Thursday, May 12, 2011

Even in Death, Bin Laden Exacts Multitrillion-Dollar Toll on U.S. Taxpayer

Even in Death, Bin Laden Exacts Multitrillion-Dollar Toll on U.S. Taxpayer; Bloomberg


Even in death, Osama bin Laden will be taking revenge on American taxpayers for years to come.


The U.S. government spent $2 trillion combating bin Laden over the past decade, more than 20 percent of the nation’s $9.68 trillion public debt. That money paid for wars in Afghanistan and Iraq, as well as additional military, intelligence and homeland security spending above pre-Sept. 11 trends, according to a Bloomberg analysis.


This year alone, taxpayers are spending more than $45 billion in interest on the money borrowed to battle al-Qaeda, the analysis shows.


The financial bleeding won’t stop with bin Laden’s demise. One of every four dollars in red ink the U.S. expects to incur in the fiscal year beginning Oct. 1 will result from $285 billion in annual spending triggered by the terrorist scion of a wealthy Saudi family. ...


As the U.S. celebrates the demise of the number-one figure on the FBI’s “Most Wanted Terrorists” list, the future spending that can be attributed to bin Laden far exceeds direct war costs. Gordon Adams, who oversaw national security budgeting at the Office of Management and Budget during the Clinton administration, said roughly $125 billion of the Pentagon’s $553 billion fiscal 2012 budget request represents unnecessary spending justified by claims of war-time need.


“That’s a tax which would not have happened without Osama bin Laden,” Adams, a professor at American University’s School of International Service, said in a telephone interview.


The bin Laden tax has been levied every year for the past decade. Pentagon spending -- excluding the wars in Iraq and Afghanistan -- between fiscal 2002 and today was $742 billion higher than the Congressional Budget Office’s January 2001 baseline forecast.

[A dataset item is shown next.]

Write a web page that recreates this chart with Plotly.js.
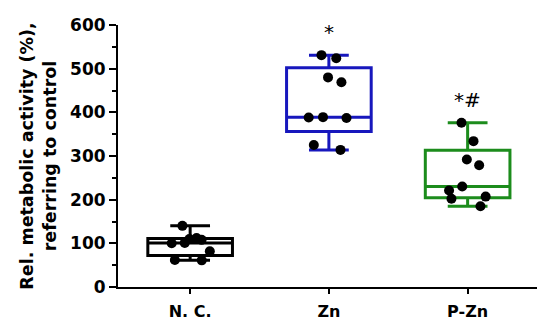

Amid a wartime atmosphere, military spending requests faced less scrutiny both within the Pentagon and in Congress, Adams said. Programs launched with modest initial funding often live on, their costs ballooning with the years. ....




Read the rest here.



Comment: Without a place at the table the states have no voice or power to turn this around. Special interests groups will continue to lobby Congress and get what they want even if it means ruining our economy and our actual defense. Unless the 17th is repealed and the states' place is restored the forces President Eisenhower warned us about will continue to win over the American people.